Yesterday, Coleman's team had to shake off Saturday's hangovers to ensure relegation-threatened Scarborough were not given an easy ride. In the event, after a scrappy 90 minutes, a goal from Andy Todd, a former Scarborough midfielder, gained another three points for the champions and ensured a crowd of 3,320 stayed in party mood.

The crowd was the largest of Stanley's season and a taste, Whalley hopes, of what is to come if he is to ensure the club do not disappear again. "It seems ridiculous looking back that it took only £63,000 to send the club under," Whalley said. "It wouldn't buy us a player these days. The town was genuinely devastated when it happened. They thought someone would step up to bail the club out but the mills and the engineering industry were in decline and I don't think anyone had any money."

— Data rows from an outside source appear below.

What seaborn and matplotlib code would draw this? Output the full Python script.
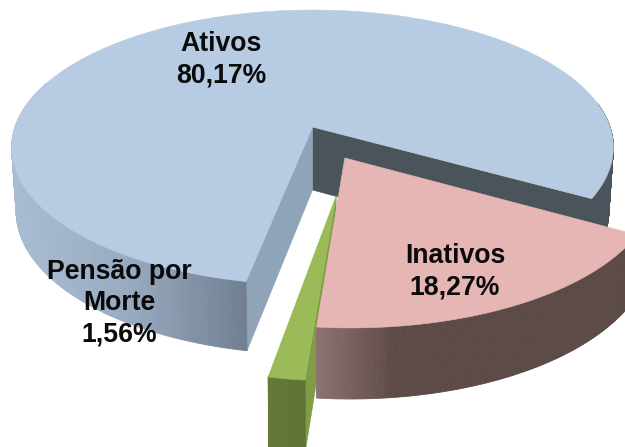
import numpy as np
import matplotlib
matplotlib.use("Agg")
import matplotlib.pyplot as plt
from matplotlib.collections import PolyCollection
from matplotlib.patches import Polygon
import seaborn as sns

# Data
categories = ["Ativos", "Inativos", "Pensão por\nMorte"]
shares = [80.17, 18.27, 1.56]
share_labels = ["80,17%", "18,27%", "1,56%"]

sns.set_theme(style="white")
plt.rcParams["font.family"] = ["Liberation Sans", "DejaVu Sans"]

# Projection of the tilted pie (screen pixels, y down)
CX, CY, A, B, K = 312.5, 127.0, 297.5, 134.4, 0.149
BOT_DY, BOT_AX, BOT_BY = 63.0, 0.985, 1.04
START = 101.0  # angle where the first slice starts, clockwise from east


def top(u, v):
    w = 1 - K * np.asarray(v)
    return np.column_stack([CX + A * np.asarray(u) / w, CY + B * np.asarray(v) / w])


def bottom(u, v):
    w = 1 - K * np.asarray(v)
    return np.column_stack([CX + BOT_AX * A * np.asarray(u) / w,
                            CY + BOT_DY + BOT_BY * B * np.asarray(v) / w])


def arc(a0, a1, off, n=120):
    t = np.radians(np.linspace(a0, a1, n))
    return np.cos(t) + off[0], np.sin(t) + off[1]


def strip(ax, a0, a1, off, pal, xr, z):
    """Outer wall of a slice, coloured across the screen from pal."""
    u, v = arc(a0, a1, off, 160)
    t, b = top(u, v), bottom(u, v)
    polys, cols = [], []
    for i in range(len(u) - 1):
        polys.append([t[i], t[i + 1], b[i + 1], b[i]])
        f = np.clip((t[i, 0] - xr[0]) / (xr[1] - xr[0]), 0, 1)
        cols.append(pal[int(f * (len(pal) - 1))])
    ax.add_collection(PolyCollection(polys, facecolors=cols, edgecolors=cols,
                                     linewidths=0.6, zorder=z))


def top_face(ax, a0, a1, off, color, z):
    u, v = arc(a0, a1, off, 240)
    u = np.r_[off[0], u]
    v = np.r_[off[1], v]
    ax.add_patch(Polygon(top(u, v), closed=True, fc=color, ec=color, lw=0.4, zorder=z))


def cut_face(ax, ang, off, color, z):
    t = np.radians(ang)
    u = np.array([off[0], np.cos(t) + off[0]])
    v = np.array([off[1], np.sin(t) + off[1]])
    p = np.vstack([top(u, v), bottom(u, v)[::-1]])
    ax.add_patch(Polygon(p, closed=True, fc=color, ec=color, lw=0.4, zorder=z))


fig = plt.figure(figsize=(6.25, 4.47), dpi=100)
ax = fig.add_axes([0, 0, 1, 1])
ax.set_xlim(0, 625)
ax.set_ylim(447, 0)
ax.axis("off")

spans = np.array(shares) * 3.6
a_end = START + spans[0]        # Ativos runs clockwise from START all the way round
i_end = a_end + spans[1]
p_end = i_end + spans[2]

off_a = (0.0, 0.0)
off_i = (0.105, 0.2226)
off_p = (0.074, 0.475)

blue_wall = sns.blend_palette(["#a9bcd3", "#98aac0", "#6f7e90"], 64)
pink_wall = sns.blend_palette(["#8d7272", "#5e4b48", "#5c4a47"], 64)
green_wall = sns.blend_palette(["#66793a", "#5d7234"], 16)

# Ativos
strip(ax, a_end - 40, a_end, off_a, ["#4b545b"], (0, 625), 1)
cut_face(ax, a_end, off_a, "#4b545b", 2)
cut_face(ax, START, off_a, "#8fa3b9", 3)
strip(ax, START, 200, off_a, blue_wall, (12, 248), 3)
top_face(ax, START, a_end, off_a, "#b7cce2", 4)

# Pensão por Morte
cut_face(ax, i_end - 360, off_p, "#7f9c47", 5)
strip(ax, i_end - 360, p_end - 360, off_p, green_wall, (262, 310), 5)
top_face(ax, i_end - 360, p_end - 360, off_p, "#9bbb59", 6)

# Inativos
strip(ax, a_end - 360, i_end - 360, off_i, pink_wall, (317, 470), 7)
top_face(ax, a_end - 360, i_end - 360, off_i, "#e5b6b4", 8)

# Labels
txt = dict(ha="center", va="center", fontsize=19.2, fontweight="bold",
           color="#0a0a0a", zorder=10, linespacing=1.27)
ax.text(221, 59.5, f"{categories[0]}\n{share_labels[0]}", **txt)
ax.text(455, 272, f"{categories[1]}\n{share_labels[1]}", **txt)
ax.text(119, 303, f"{categories[2]}\n{share_labels[2]}", **txt)

fig.savefig("out.png", dpi=100)
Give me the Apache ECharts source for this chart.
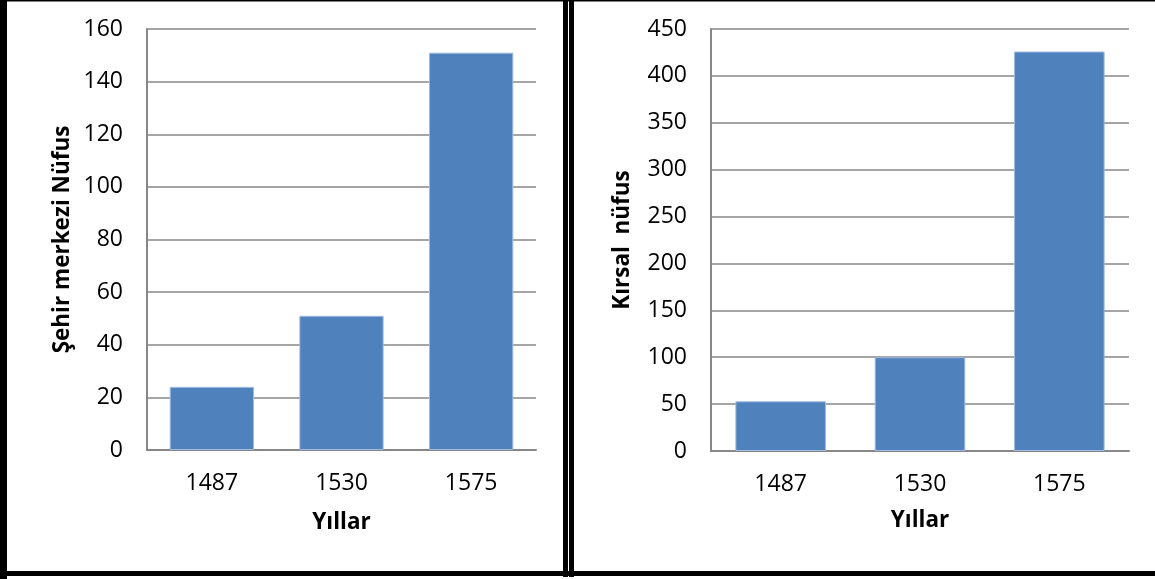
<!DOCTYPE html>
<html><head><meta charset="utf-8">
<script src="https://cdn.jsdelivr.net/npm/echarts@6/dist/echarts.min.js"></script>
<style>html,body{margin:0;padding:0;background:#fff}#c{width:1155px;height:579px}</style>
</head><body><div id="c"></div>
<script>
const years = ['1487', '1530', '1575'];
const sehirValues = [24, 51, 151];
const kirsalValues = [53, 100, 426];
const leftTicks = {min: 0, max: 160, interval: 20};
const rightTicks = {min: 0, max: 450, interval: 50};
const leftYName = 'Şehir merkezi Nüfus';
const rightYName = 'Kırsal  nüfus';
const xName = 'Yıllar';

const FONT = 'Open Sans';
const gridLine = {show: true, lineStyle: {color: '#878787', width: 1.5}};
const axisLine = {show: true, lineStyle: {color: '#878787', width: 2}};
const labelStyle = {color: '#000', fontFamily: FONT, fontSize: 23};
const nameStyle = {color: '#000', fontFamily: FONT, fontSize: 22.5, fontWeight: 'bold'};

const chart = echarts.init(document.getElementById('c'));
chart.setOption({
  animation: false,
  backgroundColor: '#fff',
  grid: [
    {left: 147, top: 29, width: 389, height: 421},
    {left: 711, top: 29, width: 418, height: 422}
  ],
  xAxis: [0, 1].map(i => ({
    type: 'category', gridIndex: i, data: years,
    axisLine: axisLine, axisTick: {show: false},
    axisLabel: Object.assign({margin: 22}, labelStyle),
    name: xName, nameLocation: 'middle', nameGap: i === 0 ? 61 : 58, nameTextStyle: nameStyle
  })),
  yAxis: [
    Object.assign({type: 'value', gridIndex: 0}, leftTicks, {
      axisLine: axisLine, axisTick: {show: false}, splitLine: gridLine,
      axisLabel: Object.assign({margin: 24}, labelStyle),
      name: leftYName, nameLocation: 'middle', nameGap: 73, nameRotate: 90, nameTextStyle: nameStyle
    }),
    Object.assign({type: 'value', gridIndex: 1}, rightTicks, {
      axisLine: axisLine, axisTick: {show: false}, splitLine: gridLine,
      axisLabel: Object.assign({margin: 24}, labelStyle),
      name: rightYName, nameLocation: 'middle', nameGap: 77, nameRotate: 90, nameTextStyle: nameStyle
    })
  ],
  series: [
    {type: 'bar', xAxisIndex: 0, yAxisIndex: 0, data: sehirValues, barWidth: '65%',
     itemStyle: {color: '#4F81BD', borderColor: '#9fbbdf', borderWidth: 1}},
    {type: 'bar', xAxisIndex: 1, yAxisIndex: 1, data: kirsalValues, barWidth: '65%',
     itemStyle: {color: '#4F81BD', borderColor: '#9fbbdf', borderWidth: 1}}
  ],
  graphic: [
    {type: 'rect', shape: {x: 0, y: 0, width: 7, height: 579}, style: {fill: '#000'}},
    {type: 'rect', shape: {x: 0, y: 0, width: 1155, height: 1.5}, style: {fill: '#000'}},
    {type: 'rect', shape: {x: 563, y: 0, width: 5, height: 577}, style: {fill: '#000'}},
    {type: 'rect', shape: {x: 569, y: 0, width: 5, height: 577}, style: {fill: '#000'}},
    {type: 'rect', shape: {x: 0, y: 571, width: 1155, height: 5}, style: {fill: '#000'}}
  ]
});
</script></body></html>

Whalley, who played for Stanley's A-team until a year before their fall, made his money from packaging. He laughed when asked how much of that money has gone into the club. "If my wife found out she'd probably divorce me," he said.

In fact, he insists there has been no "silly money" spent on advancing his dream and he does not intend to repeat the mistakes of the past. "If you spend £1.10 for every £1 you make, only one thing is going to happen," he said.